Write out the data below exactly as given, without any of its pictures.

## Start DATA

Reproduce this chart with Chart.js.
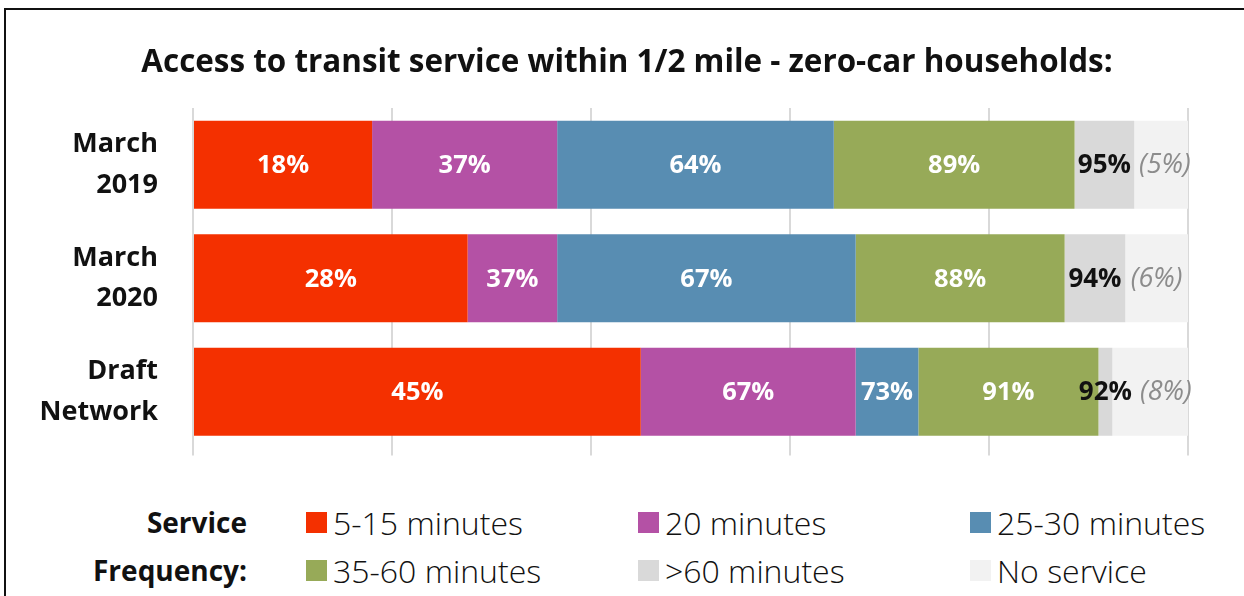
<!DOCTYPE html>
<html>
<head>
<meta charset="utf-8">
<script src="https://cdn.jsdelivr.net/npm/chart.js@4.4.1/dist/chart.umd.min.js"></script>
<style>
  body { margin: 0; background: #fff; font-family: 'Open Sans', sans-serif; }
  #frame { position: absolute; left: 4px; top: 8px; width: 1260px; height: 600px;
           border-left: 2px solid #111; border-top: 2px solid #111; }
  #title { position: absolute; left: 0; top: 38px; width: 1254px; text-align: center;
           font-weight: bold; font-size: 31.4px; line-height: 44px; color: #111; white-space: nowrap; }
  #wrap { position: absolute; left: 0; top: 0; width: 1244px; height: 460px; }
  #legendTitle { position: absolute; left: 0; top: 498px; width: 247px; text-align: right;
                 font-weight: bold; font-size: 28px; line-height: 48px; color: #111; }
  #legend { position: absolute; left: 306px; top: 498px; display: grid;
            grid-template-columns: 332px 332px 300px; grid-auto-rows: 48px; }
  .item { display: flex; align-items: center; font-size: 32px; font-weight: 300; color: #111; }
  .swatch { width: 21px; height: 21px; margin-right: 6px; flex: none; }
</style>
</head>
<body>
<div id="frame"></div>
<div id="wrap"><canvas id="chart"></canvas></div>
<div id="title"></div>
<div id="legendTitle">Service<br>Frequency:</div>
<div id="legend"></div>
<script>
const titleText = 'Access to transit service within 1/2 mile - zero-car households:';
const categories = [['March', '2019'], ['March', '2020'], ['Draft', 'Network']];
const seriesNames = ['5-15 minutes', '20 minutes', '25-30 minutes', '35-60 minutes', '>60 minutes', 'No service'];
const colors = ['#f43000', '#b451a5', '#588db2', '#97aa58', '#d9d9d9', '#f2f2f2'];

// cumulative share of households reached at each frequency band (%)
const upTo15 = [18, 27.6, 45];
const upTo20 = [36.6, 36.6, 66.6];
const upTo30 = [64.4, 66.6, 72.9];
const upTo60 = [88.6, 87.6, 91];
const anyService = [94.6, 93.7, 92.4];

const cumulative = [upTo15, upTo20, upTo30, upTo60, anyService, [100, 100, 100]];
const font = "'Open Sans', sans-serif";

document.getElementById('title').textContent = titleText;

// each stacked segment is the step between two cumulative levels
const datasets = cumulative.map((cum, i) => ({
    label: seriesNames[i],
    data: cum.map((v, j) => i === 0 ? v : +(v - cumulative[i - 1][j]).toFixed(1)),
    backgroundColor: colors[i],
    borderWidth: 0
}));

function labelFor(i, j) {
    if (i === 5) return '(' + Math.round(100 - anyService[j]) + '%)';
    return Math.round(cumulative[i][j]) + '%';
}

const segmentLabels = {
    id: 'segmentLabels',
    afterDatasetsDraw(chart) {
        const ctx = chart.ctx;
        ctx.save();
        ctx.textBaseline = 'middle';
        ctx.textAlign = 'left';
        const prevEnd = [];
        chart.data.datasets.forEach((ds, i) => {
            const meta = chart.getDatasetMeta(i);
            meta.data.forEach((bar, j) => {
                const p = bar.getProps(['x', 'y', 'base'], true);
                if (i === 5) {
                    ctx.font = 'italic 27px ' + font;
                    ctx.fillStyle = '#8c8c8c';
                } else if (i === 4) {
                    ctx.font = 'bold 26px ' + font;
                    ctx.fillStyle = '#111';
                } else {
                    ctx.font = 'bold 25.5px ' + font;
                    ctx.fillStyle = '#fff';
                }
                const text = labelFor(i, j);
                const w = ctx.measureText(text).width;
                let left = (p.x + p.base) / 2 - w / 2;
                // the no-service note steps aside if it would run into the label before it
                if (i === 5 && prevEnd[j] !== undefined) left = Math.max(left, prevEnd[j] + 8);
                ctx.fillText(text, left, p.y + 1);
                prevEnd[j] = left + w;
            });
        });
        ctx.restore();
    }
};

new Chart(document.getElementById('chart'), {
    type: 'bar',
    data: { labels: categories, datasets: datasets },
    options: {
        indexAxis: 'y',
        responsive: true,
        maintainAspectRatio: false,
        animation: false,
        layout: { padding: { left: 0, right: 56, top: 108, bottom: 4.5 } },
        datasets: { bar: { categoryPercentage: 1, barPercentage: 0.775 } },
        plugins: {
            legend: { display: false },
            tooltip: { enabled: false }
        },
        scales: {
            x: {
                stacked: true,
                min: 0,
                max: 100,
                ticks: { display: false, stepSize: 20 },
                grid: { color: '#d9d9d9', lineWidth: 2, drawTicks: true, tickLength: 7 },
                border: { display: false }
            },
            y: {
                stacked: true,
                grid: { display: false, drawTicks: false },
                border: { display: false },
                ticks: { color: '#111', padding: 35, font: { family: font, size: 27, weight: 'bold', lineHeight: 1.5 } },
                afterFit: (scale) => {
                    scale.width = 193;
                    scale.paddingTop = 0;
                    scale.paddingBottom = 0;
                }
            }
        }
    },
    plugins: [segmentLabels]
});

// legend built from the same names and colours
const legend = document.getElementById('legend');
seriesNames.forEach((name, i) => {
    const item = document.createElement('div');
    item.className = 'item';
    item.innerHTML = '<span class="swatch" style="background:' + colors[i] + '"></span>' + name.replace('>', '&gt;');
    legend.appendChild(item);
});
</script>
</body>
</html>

## End DATA

### THE RESPONSE
Reproduce this chart with Chart.js.
<!DOCTYPE html>
<html>
<head>
<meta charset="utf-8">
<script src="https://cdn.jsdelivr.net/npm/chart.js@4.4.1/dist/chart.umd.min.js"></script>
<style>
  body { margin: 0; background: #fff; font-family: 'Open Sans', sans-serif; }
  #frame { position: absolute; left: 4px; top: 8px; width: 1260px; height: 600px;
           border-left: 2px solid #111; border-top: 2px solid #111; }
  #title { position: absolute; left: 0; top: 38px; width: 1254px; text-align: center;
           font-weight: bold; font-size: 31.4px; line-height: 44px; color: #111; white-space: nowrap; }
  #wrap { position: absolute; left: 0; top: 0; width: 1244px; height: 460px; }
  #legendTitle { position: absolute; left: 0; top: 498px; width: 247px; text-align: right;
                 font-weight: bold; font-size: 28px; line-height: 48px; color: #111; }
  #legend { position: absolute; left: 306px; top: 498px; display: grid;
            grid-template-columns: 332px 332px 300px; grid-auto-rows: 48px; }
  .item { display: flex; align-items: center; font-size: 32px; font-weight: 300; color: #111; }
  .swatch { width: 21px; height: 21px; margin-right: 6px; flex: none; }
</style>
</head>
<body>
<div id="frame"></div>
<div id="wrap"><canvas id="chart"></canvas></div>
<div id="title"></div>
<div id="legendTitle">Service<br>Frequency:</div>
<div id="legend"></div>
<script>
const titleText = 'Access to transit service within 1/2 mile - zero-car households:';
const categories = [['March', '2019'], ['March', '2020'], ['Draft', 'Network']];
const seriesNames = ['5-15 minutes', '20 minutes', '25-30 minutes', '35-60 minutes', '>60 minutes', 'No service'];
const colors = ['#f43000', '#b451a5', '#588db2', '#97aa58', '#d9d9d9', '#f2f2f2'];

// cumulative share of households reached at each frequency band (%)
const upTo15 = [18, 27.6, 45];
const upTo20 = [36.6, 36.6, 66.6];
const upTo30 = [64.4, 66.6, 72.9];
const upTo60 = [88.6, 87.6, 91];
const anyService = [94.6, 93.7, 92.4];

const cumulative = [upTo15, upTo20, upTo30, upTo60, anyService, [100, 100, 100]];
const font = "'Open Sans', sans-serif";

document.getElementById('title').textContent = titleText;

// each stacked segment is the step between two cumulative levels
const datasets = cumulative.map((cum, i) => ({
    label: seriesNames[i],
    data: cum.map((v, j) => i === 0 ? v : +(v - cumulative[i - 1][j]).toFixed(1)),
    backgroundColor: colors[i],
    borderWidth: 0
}));

function labelFor(i, j) {
    if (i === 5) return '(' + Math.round(100 - anyService[j]) + '%)';
    return Math.round(cumulative[i][j]) + '%';
}

const segmentLabels = {
    id: 'segmentLabels',
    afterDatasetsDraw(chart) {
        const ctx = chart.ctx;
        ctx.save();
        ctx.textBaseline = 'middle';
        ctx.textAlign = 'left';
        const prevEnd = [];
        chart.data.datasets.forEach((ds, i) => {
            const meta = chart.getDatasetMeta(i);
            meta.data.forEach((bar, j) => {
                const p = bar.getProps(['x', 'y', 'base'], true);
                if (i === 5) {
                    ctx.font = 'italic 27px ' + font;
                    ctx.fillStyle = '#8c8c8c';
                } else if (i === 4) {
                    ctx.font = 'bold 26px ' + font;
                    ctx.fillStyle = '#111';
                } else {
                    ctx.font = 'bold 25.5px ' + font;
                    ctx.fillStyle = '#fff';
                }
                const text = labelFor(i, j);
                const w = ctx.measureText(text).width;
                let left = (p.x + p.base) / 2 - w / 2;
                // the no-service note steps aside if it would run into the label before it
                if (i === 5 && prevEnd[j] !== undefined) left = Math.max(left, prevEnd[j] + 8);
                ctx.fillText(text, left, p.y + 1);
                prevEnd[j] = left + w;
            });
        });
        ctx.restore();
    }
};

new Chart(document.getElementById('chart'), {
    type: 'bar',
    data: { labels: categories, datasets: datasets },
    options: {
        indexAxis: 'y',
        responsive: true,
        maintainAspectRatio: false,
        animation: false,
        layout: { padding: { left: 0, right: 56, top: 108, bottom: 4.5 } },
        datasets: { bar: { categoryPercentage: 1, barPercentage: 0.775 } },
        plugins: {
            legend: { display: false },
            tooltip: { enabled: false }
        },
        scales: {
            x: {
                stacked: true,
                min: 0,
                max: 100,
                ticks: { display: false, stepSize: 20 },
                grid: { color: '#d9d9d9', lineWidth: 2, drawTicks: true, tickLength: 7 },
                border: { display: false }
            },
            y: {
                stacked: true,
                grid: { display: false, drawTicks: false },
                border: { display: false },
                ticks: { color: '#111', padding: 35, font: { family: font, size: 27, weight: 'bold', lineHeight: 1.5 } },
                afterFit: (scale) => {
                    scale.width = 193;
                    scale.paddingTop = 0;
                    scale.paddingBottom = 0;
                }
            }
        }
    },
    plugins: [segmentLabels]
});

// legend built from the same names and colours
const legend = document.getElementById('legend');
seriesNames.forEach((name, i) => {
    const item = document.createElement('div');
    item.className = 'item';
    item.innerHTML = '<span class="swatch" style="background:' + colors[i] + '"></span>' + name.replace('>', '&gt;');
    legend.appendChild(item);
});
</script>
</body>
</html>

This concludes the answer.